Fifty-six years ago, Harper Lee wrote her first novel, which turned out to be one of the greatest literary works of the 20th century. To Kill a Mockingbird’s revelation that in the South—or rather, in America—a black man could lose his life over a crime he clearly didn’t commit, resonates today just as it did when it was first published in 1960. The question now that Harper Lee has died is what will happen to the book that’s still required reading at schools around the world and makes millions every year.
Mockingbird sold more than 40 million copies and earned Lee the 1961 Pulitzer Prize, yet Lee famously shunned the spotlight. For decades she refused interviews, and many of her friends and family say she vowed never to publish again.
Then last year, from the confines of her Alabama nursing home, she changed her mind. Lee agreed to let her attorney, Tonja Carter, publish Go Set a Watchman, the meandering,
uneven first draft of what later became her novel.
Watchman sold more than 1 million copies and was the third bestselling book on Amazon.com last year. Lee had been making about $3.2 million a year from Mockingbird. Thanks to Watchman, last year she made several million more.
Last summer I traveled to Alabama to talk with Carter and those who knew her about the questions surrounding Watchman’s publication.
There were a lot of them, from the manuscript’s disputed origin to whether Carter, who had durable power of attorney over Lee, should also be serving as the trustee of her estate and the vice president of the newly created Mockingbird Company, a nonprofit Lee created in May 2015 to oversee Mockingbird’s cultural legacy and future stage adaptations
of the play.
Those stage adaptations can bring in a lot of money, although for a long time none of it was going to Haper Lee. She didn’t write the theatrical version of To Kill a Mockingbird and therefore never retained the rights to it. Those belong to Dramatic Publishing Company, a 131-year-old music and theater publishing house in Illinois owned by Christopher Sergel, the grandson of Mockingbird’s original playwright.
Last year Dramatic Publishing transferred the production rights from Monroe County Heritage Museum, which is based in Lee’s hometown of Monroeville, Ala., to the Mockingbird Co., which starting this year will oversee its production and collect any revenue it generates.
In the past, the play had brought in as much as $200,000 in ticket sales every year and had served as the museum’s primary fundraiser, allowing it to maintain the town’s domed courthouse as well as several other historic sites in the area.
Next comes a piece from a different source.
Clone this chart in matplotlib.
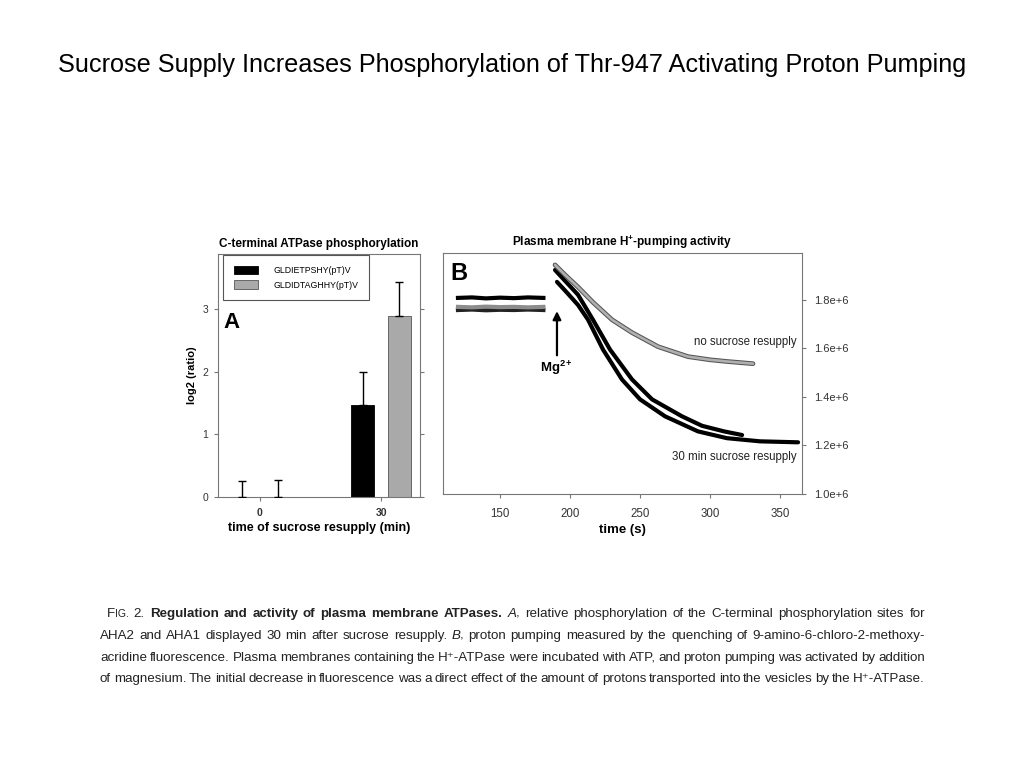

According to people associated with the museum, the organization has suffered financially since losing the rights.
Dramatic Publishing is also in a bind: It does not retain the rights to the recently announced Broadway production, which will be based on an entirely new script written by Aaron Sorkin. But if the Broadway version is performed at amateur or regional theaters, “those rights have to flow through us,” says Sergel.
In her death, Lee leaves behind not just To Kill a Mockingbird’s lucrative legacy but now a second book, a Broadway play, and a new nonprofit that appears to be the umbrella under which all this has been organized. With no children to inherit her considerable wealth, there’s one question still to answer: Who now will end up controlling Lee’s legacy?